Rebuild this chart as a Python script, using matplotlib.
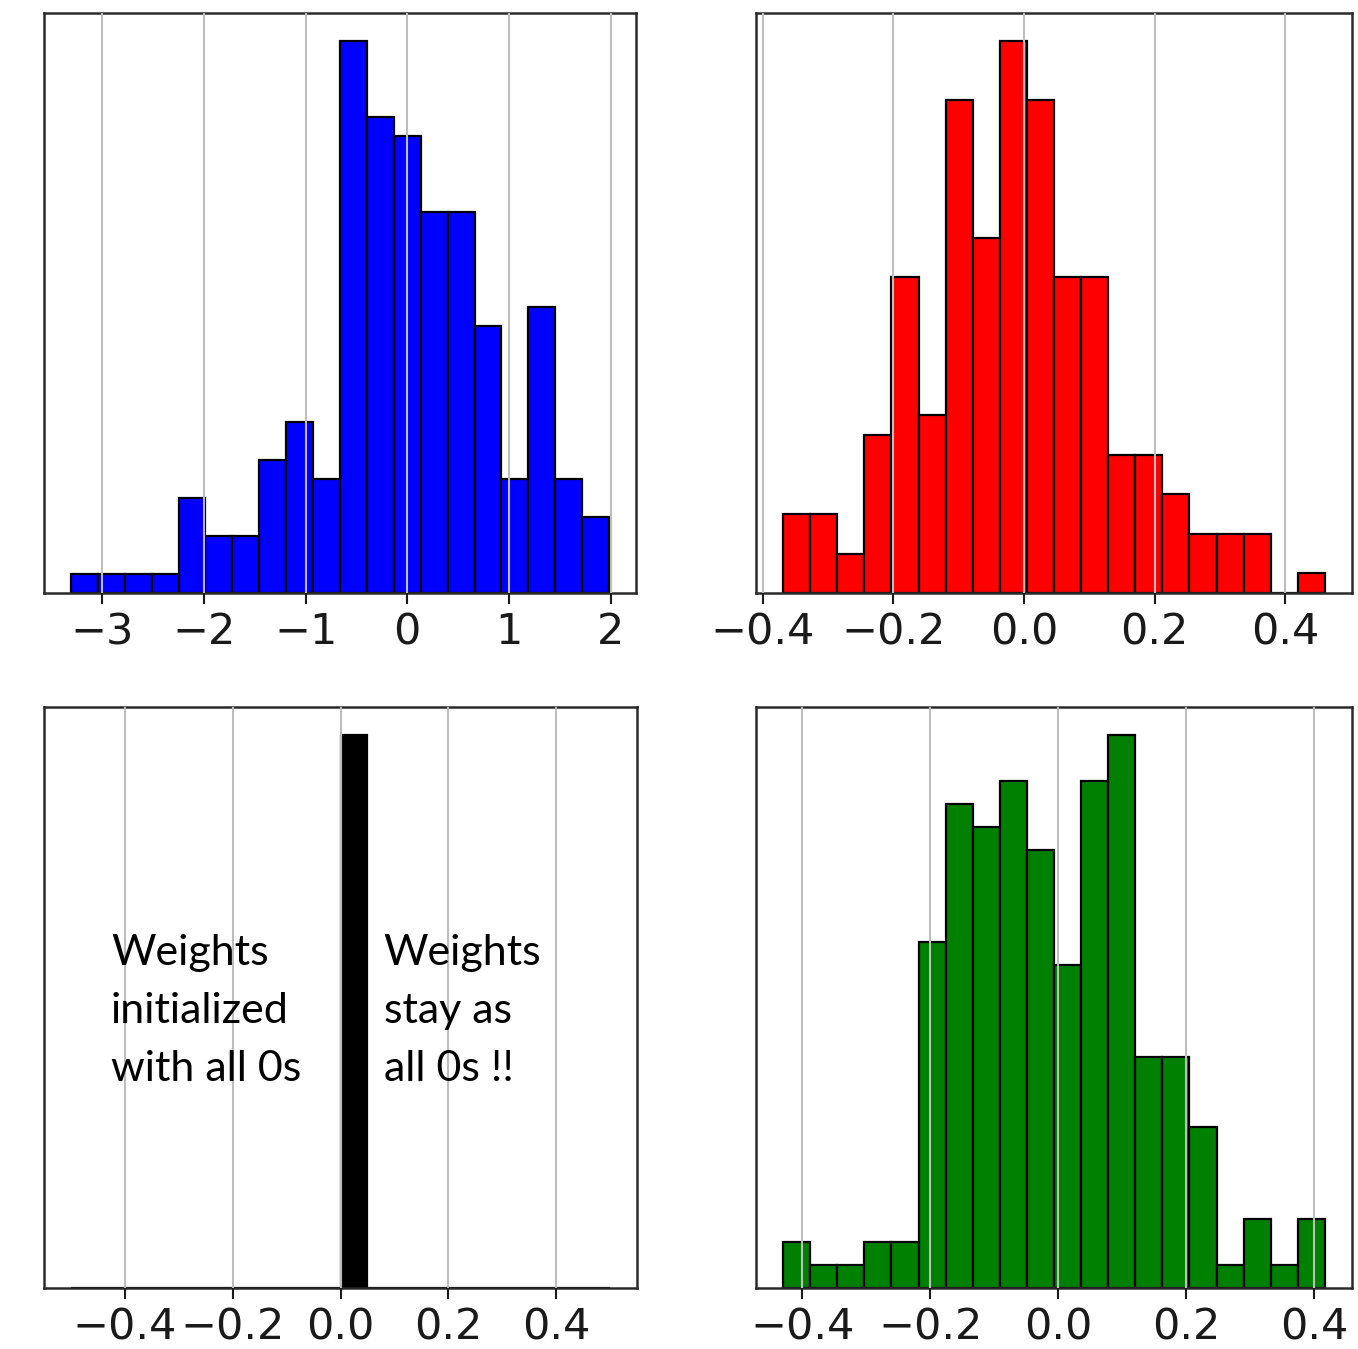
import numpy as np
import matplotlib.pyplot as plt

plt.rcParams['font.family'] = 'DejaVu Sans'

# histogram counts (20 bins each)
blue_counts = [1, 1, 1, 1, 5, 3, 3, 7, 9, 6, 29, 25, 24, 20, 20, 14, 6, 15, 6, 4]
blue_range = (-3.31, 1.985)

red_counts = [4, 4, 2, 8, 16, 9, 25, 18, 28, 25, 16, 16, 7, 7, 5, 3, 3, 3, 0, 1]
red_range = (-0.369, 0.461)

black_counts = [0, 0, 0, 0, 0, 0, 0, 0, 0, 0, 200, 0, 0, 0, 0, 0, 0, 0, 0, 0]
black_range = (-0.5, 0.5)

green_counts = [2, 1, 1, 2, 2, 15, 21, 20, 22, 19, 14, 22, 24, 10, 10, 7, 1, 3, 1, 3]
green_range = (-0.430, 0.4166)

text_left = "Weights\ninitialized\nwith all 0s"
text_right = "Weights\nstay as\nall 0s !!"

fig = plt.figure(figsize=(13.58, 13.49), dpi=100)

boxes = [
    [0.0324, 0.5604, 0.4359, 0.4300],
    [0.5567, 0.5604, 0.4389, 0.4300],
    [0.0324, 0.0452, 0.4367, 0.4307],
    [0.5567, 0.0452, 0.4389, 0.4307],
]
series = [
    (blue_counts, blue_range, 'blue'),
    (red_counts, red_range, 'red'),
    (black_counts, black_range, 'black'),
    (green_counts, green_range, 'green'),
]

axes = []
for box, (counts, rng, col) in zip(boxes, series):
    ax = fig.add_axes(box)
    edges = np.linspace(rng[0], rng[1], len(counts) + 1)
    ax.hist(edges[:-1], bins=edges, weights=counts, color=col,
            edgecolor='black', linewidth=1.6)
    ax.set_yticks([])
    ax.grid(axis='x', color='#bdbdbd', linewidth=1.5)
    ax.set_axisbelow(False)
    ax.tick_params(axis='x', labelsize=31, length=8, width=1.5, pad=5,
                   colors='#1a1a1a')
    for sp in ax.spines.values():
        sp.set_linewidth(1.8)
        sp.set_color('#2a2a2a')
    axes.append(ax)

axes[0].set_xticks([-3, -2, -1, 0, 1, 2])
for ax in axes[1:]:
    ax.set_xticks([-0.4, -0.2, 0.0, 0.2, 0.4])

ax = axes[2]
ax.text(0.113, 0.61, text_left, transform=ax.transAxes, fontsize=31,
        family='Lato', va='top', ha='left', linespacing=1.65)
ax.text(0.573, 0.61, text_right, transform=ax.transAxes, fontsize=31,
        family='Lato', va='top', ha='left', linespacing=1.65)

plt.savefig('out.png', dpi=100)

# # # # # # #

*GIVEN PROBLEM*. Repeat verbatim all the material, but not the pictures.

*REPLY TO THE EXERCISE*.
Rebuild this chart as a Python script, using matplotlib.
import numpy as np
import matplotlib.pyplot as plt

plt.rcParams['font.family'] = 'DejaVu Sans'

# histogram counts (20 bins each)
blue_counts = [1, 1, 1, 1, 5, 3, 3, 7, 9, 6, 29, 25, 24, 20, 20, 14, 6, 15, 6, 4]
blue_range = (-3.31, 1.985)

red_counts = [4, 4, 2, 8, 16, 9, 25, 18, 28, 25, 16, 16, 7, 7, 5, 3, 3, 3, 0, 1]
red_range = (-0.369, 0.461)

black_counts = [0, 0, 0, 0, 0, 0, 0, 0, 0, 0, 200, 0, 0, 0, 0, 0, 0, 0, 0, 0]
black_range = (-0.5, 0.5)

green_counts = [2, 1, 1, 2, 2, 15, 21, 20, 22, 19, 14, 22, 24, 10, 10, 7, 1, 3, 1, 3]
green_range = (-0.430, 0.4166)

text_left = "Weights\ninitialized\nwith all 0s"
text_right = "Weights\nstay as\nall 0s !!"

fig = plt.figure(figsize=(13.58, 13.49), dpi=100)

boxes = [
    [0.0324, 0.5604, 0.4359, 0.4300],
    [0.5567, 0.5604, 0.4389, 0.4300],
    [0.0324, 0.0452, 0.4367, 0.4307],
    [0.5567, 0.0452, 0.4389, 0.4307],
]
series = [
    (blue_counts, blue_range, 'blue'),
    (red_counts, red_range, 'red'),
    (black_counts, black_range, 'black'),
    (green_counts, green_range, 'green'),
]

axes = []
for box, (counts, rng, col) in zip(boxes, series):
    ax = fig.add_axes(box)
    edges = np.linspace(rng[0], rng[1], len(counts) + 1)
    ax.hist(edges[:-1], bins=edges, weights=counts, color=col,
            edgecolor='black', linewidth=1.6)
    ax.set_yticks([])
    ax.grid(axis='x', color='#bdbdbd', linewidth=1.5)
    ax.set_axisbelow(False)
    ax.tick_params(axis='x', labelsize=31, length=8, width=1.5, pad=5,
                   colors='#1a1a1a')
    for sp in ax.spines.values():
        sp.set_linewidth(1.8)
        sp.set_color('#2a2a2a')
    axes.append(ax)

axes[0].set_xticks([-3, -2, -1, 0, 1, 2])
for ax in axes[1:]:
    ax.set_xticks([-0.4, -0.2, 0.0, 0.2, 0.4])

ax = axes[2]
ax.text(0.113, 0.61, text_left, transform=ax.transAxes, fontsize=31,
        family='Lato', va='top', ha='left', linespacing=1.65)
ax.text(0.573, 0.61, text_right, transform=ax.transAxes, fontsize=31,
        family='Lato', va='top', ha='left', linespacing=1.65)

plt.savefig('out.png', dpi=100)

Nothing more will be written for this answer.